Health and behavioral benefits
to getting your pet spayed or neutered
by Kelly Palm, DVM
Most of us know the obvious reasons for spaying and neutering our pets … unwanted litters which ultimately end up increasing the amount of dogs and cats in our local area shelters which in turn increases the euthanasia rate. Decreasing unwanted litters is an obvious reason for sterilizing your pet, but what are other hidden benefits?
Neutering male cats decreases urine marking, especially if the procedure is performed before the male cats develop this bad habit. It also decreases territorial aggression so veterinary visits from fighting which can often lead to abscess formation are decreased.
Spaying your female cat is a good idea because cats are spontaneous ovulators which mean when they are bred, they ovulate so they become pregnant very easily and have multiple litters per year. These facts coupled with the short gestation period of 63 days explain why the problem can get so out of control.
Male dogs that have been neutered are far less likely to mark their territory, roam, and be aggressive. In general, dog to dog aggression is also alleviated by neutering. Additionally, neutered male dogs also get fewer perianal hernias (a weakening in the tissues around the anus), perianal tumors, testicular tumors, and benign prostatic disease.
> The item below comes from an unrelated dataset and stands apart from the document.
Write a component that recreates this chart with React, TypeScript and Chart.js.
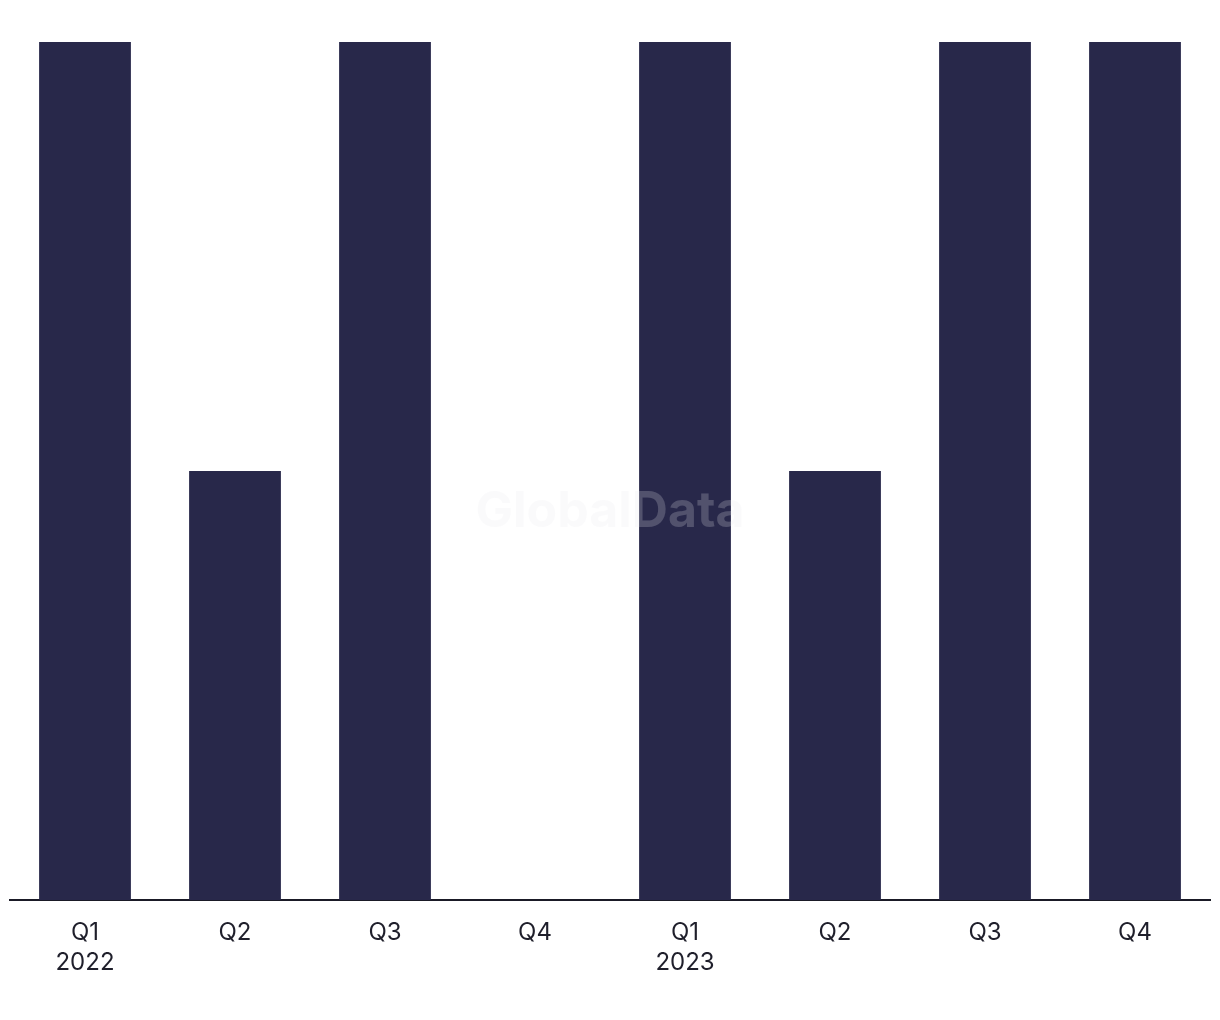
import React, { useEffect, useRef } from "react";
import { Chart, registerables } from "chart.js";

Chart.register(...registerables);

const quarters = ["Q1", "Q2", "Q3", "Q4", "Q1", "Q2", "Q3", "Q4"];
const years = ["2022", "", "", "", "2023", "", "", ""];
const dealCounts = [2, 1, 2, 0, 2, 1, 2, 2];

const BAR_COLOR = "#28284a";
const TEXT_COLOR = "#1f1f2b";

const watermark = {
  id: "watermark",
  afterDatasetsDraw(chart: any) {
    const { ctx, chartArea } = chart;
    ctx.save();
    ctx.font = "bold 50px Inter, 'Liberation Sans', sans-serif";
    ctx.fillStyle = "rgba(230,230,236,0.22)";
    ctx.textAlign = "center";
    ctx.textBaseline = "middle";
    ctx.fillText("GlobalData", (chartArea.left + chartArea.right) / 2, 512);
    ctx.restore();
  },
};

export default function App() {
  const ref = useRef<HTMLCanvasElement>(null);
  useEffect(() => {
    if (!ref.current) return;
    const labels = quarters.map((q, i) => (years[i] ? [q, years[i]] : q));
    const chart = new Chart(ref.current, {
      type: "bar",
      data: {
        labels,
        datasets: [
          {
            data: dealCounts,
            backgroundColor: BAR_COLOR,
            barPercentage: 0.9,
            categoryPercentage: 0.68,
          },
        ],
      },
      options: {
        animation: false,
        responsive: false,
        maintainAspectRatio: false,
        layout: { padding: { top: 42, left: 10, right: 10, bottom: 24 } },
        plugins: {
          legend: { display: false },
          tooltip: { enabled: false },
        },
        scales: {
          x: {
            grid: { display: false, drawTicks: false },
            border: { display: true, color: "#1a1a26", width: 2 },
            ticks: {
              color: TEXT_COLOR,
              font: { family: "Inter, 'Liberation Sans', sans-serif", size: 24, lineHeight: 1.25 },
              padding: 18,
              maxRotation: 0,
              autoSkip: false,
            },
          },
          y: {
            display: false,
            min: 0,
            max: 2,
          },
        },
      },
      plugins: [watermark],
    });
    return () => chart.destroy();
  }, []);
  return (
    <div style={{ position: "absolute", left: 0, top: 0, width: 1220, height: 1020, background: "#fff" }}>
      <canvas ref={ref} width={1220} height={1020} style={{ width: 1220, height: 1020 }} />
    </div>
  );
}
Female dogs that are spayed before their first heat are far less likely to develop malignant mammary (or breast) cancer. In dogs, estrogen plays a crucial role in the development of this type of cancer. Pyometra or a uterine infection, which can be life threatening is also prevented by having a dog spayed. An accidental pregnancy can also cost owners large sums of money if an emergency C section needs to be performed and put your pet at risk for life threatening complications.